Every chat starts from that same brain.

Step 2 – WARCORE modules (different “brains” for different jobs)

On top of the core, I added WARCOREs – domain-specific operating modes:
• Business Warcore – ideas, validation, offers, pricing, GTM
• Design Warcore – brand, layout, landing pages, visual hierarchy
• Automation Warcore – workflows, Zapier/Make, SOPs, error paths
• Factory Warcore – I work in manufacturing, so this one thinks like a plant/process engineer
• Content / Creator Warcore – persona, hooks, scripts, carousels, content systems

Each Warcore defines:
• how to diagnose problems in that domain
• what answer format to use (tables, checklists, roadmaps, scripts)
• what to prioritise (clarity vs aesthetics, speed vs robustness, etc.)

So instead of copy-pasting random “guru prompts”, I load a Warcore and it behaves like a specialised brain plugged into the same core OS.

Step 3 – Field modes: LEARN, BUILD, WAR, FIX

Then I added modes on top of that:
• LEARN mode –
Explain the concept with teeth. Minimal fluff, just enough theory + examples so I can think.
• BUILD mode –
Spit out assets:
prompts, landing page copy, content calendars, SOPs, scripts.
Less talk, more ready-to-use text.
• WAR mode –
Execution-only.
Short, brutal: “Here’s what you do today / this week. Step 1, 2, 3.”
• FIX mode –
Post-mortem + patch when something fails.
What broke, why, what to try next, how to simplify.

A typical interaction looks more like this:

[Paste core engine + Business Warcore snippet]
Mode: WAR
Context: small F&B business, low budget, phone-only, inconsistent content
Task: 30-day plan to get first paying customers and build a reusable content system.

The answer comes out structured, aligned with my constraints, not generic “10 tips for marketing in 2024”.

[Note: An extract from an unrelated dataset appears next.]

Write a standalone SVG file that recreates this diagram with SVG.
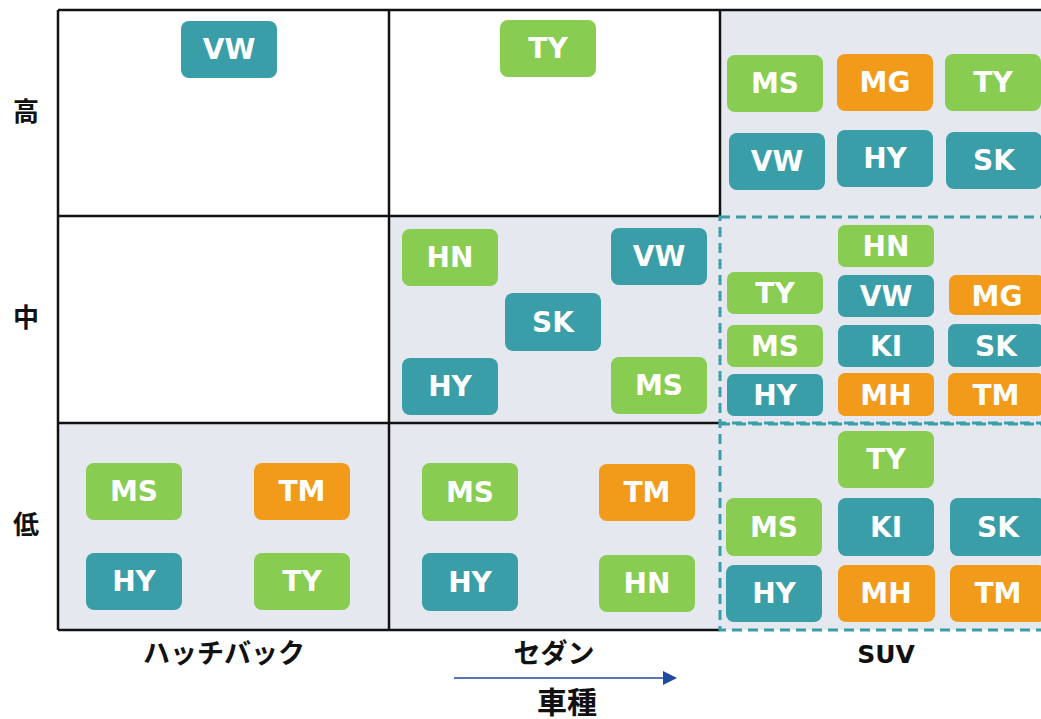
<svg xmlns="http://www.w3.org/2000/svg" width="1041" height="719" viewBox="0 0 1041 719">
<style>
.t{fill:#3A9EA9}.g{fill:#88CC52}.o{fill:#F29B1A}
.lb{font-family:"DejaVu Sans","Noto Sans CJK JP",sans-serif;font-weight:bold;font-size:28px;fill:#fff;text-anchor:middle}
.ax{font-family:"DejaVu Sans","Noto Sans CJK JP",sans-serif;font-weight:bold;fill:#111;text-anchor:middle}
.cell{fill:#E5E8EE}
.grid{stroke:#111;stroke-width:2.5;fill:none}
.dash{stroke:#3A9EA9;stroke-width:3;stroke-dasharray:10 6;fill:none}
</style>
<rect width="1041" height="719" fill="#fff"/>
<g id="cells">
<rect class="cell" x="720" y="10" width="321" height="620"/>
<rect class="cell" x="389" y="216" width="331" height="207"/>
<rect class="cell" x="389" y="423" width="331" height="207"/>
<rect class="cell" x="58" y="423" width="331" height="207"/>
</g>
<g id="grid">
<path class="grid" d="M58,10H1041M58,10V630M58,630H720M58,216H720M58,423H720M389,10V630M720,10V216"/>
<rect class="dash" x="720" y="217" width="340" height="206"/>
<rect class="dash" x="720" y="424" width="340" height="206"/>
</g>
<g id="axis-labels">
<text class="ax" x="26" y="121" font-size="26">高</text>
<text class="ax" x="26" y="327" font-size="26">中</text>
<text class="ax" x="26" y="534" font-size="26">低</text>
<text class="ax" x="224" y="663" font-size="27">ハッチバック</text>
<text class="ax" x="554" y="663" font-size="27">セダン</text>
<text class="ax" x="886" y="663" font-size="25">SUV</text>
<text class="ax" x="567" y="713" font-size="30">車種</text>
</g>
<g id="connectors">
<line x1="454" y1="678" x2="665" y2="678" stroke="#1E4BA0" stroke-width="1.6"/>
<polygon points="663,671 677,678 663,685" fill="#1E4BA0"/>
</g>
<g id="hh-vw"><rect class="t" x="181" y="21" width="96" height="57" rx="8"/><text class="lb" x="229" y="59">VW</text></g>
<g id="sh-ty"><rect class="g" x="500" y="20" width="96" height="57" rx="8"/><text class="lb" x="548" y="58">TY</text></g>
<g id="uh-ms"><rect class="g" x="727" y="55" width="96" height="57" rx="8"/><text class="lb" x="775" y="93">MS</text></g>
<g id="uh-mg"><rect class="o" x="837" y="54" width="96" height="57" rx="8"/><text class="lb" x="885" y="92">MG</text></g>
<g id="uh-ty"><rect class="g" x="945" y="54" width="96" height="57" rx="8"/><text class="lb" x="993" y="92">TY</text></g>
<g id="uh-vw"><rect class="t" x="729" y="133" width="96" height="57" rx="8"/><text class="lb" x="777" y="171">VW</text></g>
<g id="uh-hy"><rect class="t" x="837" y="130" width="96" height="57" rx="8"/><text class="lb" x="885" y="168">HY</text></g>
<g id="uh-sk"><rect class="t" x="946" y="132" width="96" height="57" rx="8"/><text class="lb" x="994" y="170">SK</text></g>
<g id="sm-hn"><rect class="g" x="402" y="229" width="96" height="57" rx="8"/><text class="lb" x="450" y="267">HN</text></g>
<g id="sm-vw"><rect class="t" x="611" y="228" width="96" height="57" rx="8"/><text class="lb" x="659" y="266">VW</text></g>
<g id="sm-sk"><rect class="t" x="505" y="293" width="96" height="58" rx="8"/><text class="lb" x="553" y="332">SK</text></g>
<g id="sm-hy"><rect class="t" x="402" y="358" width="96" height="57" rx="8"/><text class="lb" x="450" y="396">HY</text></g>
<g id="sm-ms"><rect class="g" x="611" y="357" width="96" height="57" rx="8"/><text class="lb" x="659" y="395">MS</text></g>
<g id="um-hn"><rect class="g" x="838" y="225" width="96" height="42" rx="7"/><text class="lb" x="886" y="256">HN</text></g>
<g id="um-ty"><rect class="g" x="727" y="272" width="96" height="42" rx="7"/><text class="lb" x="775" y="303">TY</text></g>
<g id="um-vw"><rect class="t" x="838" y="275" width="96" height="42" rx="7"/><text class="lb" x="886" y="306">VW</text></g>
<g id="um-mg"><rect class="o" x="949" y="275" width="96" height="40" rx="7"/><text class="lb" x="997" y="306">MG</text></g>
<g id="um-ms"><rect class="g" x="727" y="325" width="96" height="42" rx="7"/><text class="lb" x="775" y="356">MS</text></g>
<g id="um-ki"><rect class="t" x="838" y="325" width="96" height="42" rx="7"/><text class="lb" x="886" y="356">KI</text></g>
<g id="um-sk"><rect class="t" x="948" y="324" width="96" height="43" rx="7"/><text class="lb" x="996" y="356">SK</text></g>
<g id="um-hy"><rect class="t" x="727" y="374" width="96" height="42" rx="7"/><text class="lb" x="775" y="405">HY</text></g>
<g id="um-mh"><rect class="o" x="838" y="373" width="96" height="43" rx="7"/><text class="lb" x="886" y="405">MH</text></g>
<g id="um-tm"><rect class="o" x="948" y="373" width="96" height="43" rx="7"/><text class="lb" x="996" y="405">TM</text></g>
<g id="hl-ms"><rect class="g" x="86" y="463" width="96" height="57" rx="8"/><text class="lb" x="134" y="501">MS</text></g>
<g id="hl-tm"><rect class="o" x="254" y="463" width="96" height="57" rx="8"/><text class="lb" x="302" y="501">TM</text></g>
<g id="hl-hy"><rect class="t" x="86" y="553" width="96" height="57" rx="8"/><text class="lb" x="134" y="591">HY</text></g>
<g id="hl-ty"><rect class="g" x="254" y="553" width="96" height="57" rx="8"/><text class="lb" x="302" y="591">TY</text></g>
<g id="sl-ms"><rect class="g" x="422" y="463" width="96" height="58" rx="8"/><text class="lb" x="470" y="502">MS</text></g>
<g id="sl-tm"><rect class="o" x="599" y="464" width="96" height="57" rx="8"/><text class="lb" x="647" y="502">TM</text></g>
<g id="sl-hy"><rect class="t" x="422" y="553" width="96" height="58" rx="8"/><text class="lb" x="470" y="592">HY</text></g>
<g id="sl-hn"><rect class="g" x="599" y="555" width="96" height="57" rx="8"/><text class="lb" x="647" y="593">HN</text></g>
<g id="ul-ty"><rect class="g" x="838" y="431" width="96" height="57" rx="8"/><text class="lb" x="886" y="469">TY</text></g>
<g id="ul-ms"><rect class="g" x="726" y="498" width="96" height="58" rx="8"/><text class="lb" x="774" y="537">MS</text></g>
<g id="ul-ki"><rect class="t" x="838" y="498" width="96" height="58" rx="8"/><text class="lb" x="886" y="537">KI</text></g>
<g id="ul-sk"><rect class="t" x="950" y="498" width="96" height="58" rx="8"/><text class="lb" x="998" y="537">SK</text></g>
<g id="ul-hy"><rect class="t" x="726" y="565" width="96" height="57" rx="8"/><text class="lb" x="774" y="603">HY</text></g>
<g id="ul-mh"><rect class="o" x="838" y="565" width="97" height="57" rx="8"/><text class="lb" x="886" y="603">MH</text></g>
<g id="ul-tm"><rect class="o" x="950" y="565" width="96" height="57" rx="8"/><text class="lb" x="998" y="603">TM</text></g>
</svg>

What changed vs normal prompting

Since I started using this “OS + Warcore” approach:
• Way less “ChatGPT voice” and generic advice
• Answers actually respect reality (time, energy, device, job)
• I can jump between:
• business planning,
• content creation,
• factory/workflow issues,
and still feel like I’m talking to the same brain with different modes
• I reuse the system across chats instead of reinventing prompts every time

It stopped being “ask a question, hope for the best” and became closer to running my own stack on top of the model.

Why I’m posting this here

I’m curious how other people are:
• turning ChatGPT into persistent systems, not just Q&A toys
• designing their own “OS layer” on top of LLMs
• using domain-specific configs (like my Warcores) to handle different parts of their life/work

If anyone’s interested, I can share:
• a stripped-down WARCORE template you can adapt,
• or how I combine Business + Content Warcore to plan and execute creator / side-business stuff.

How are you systematising your AI usage beyond single prompts?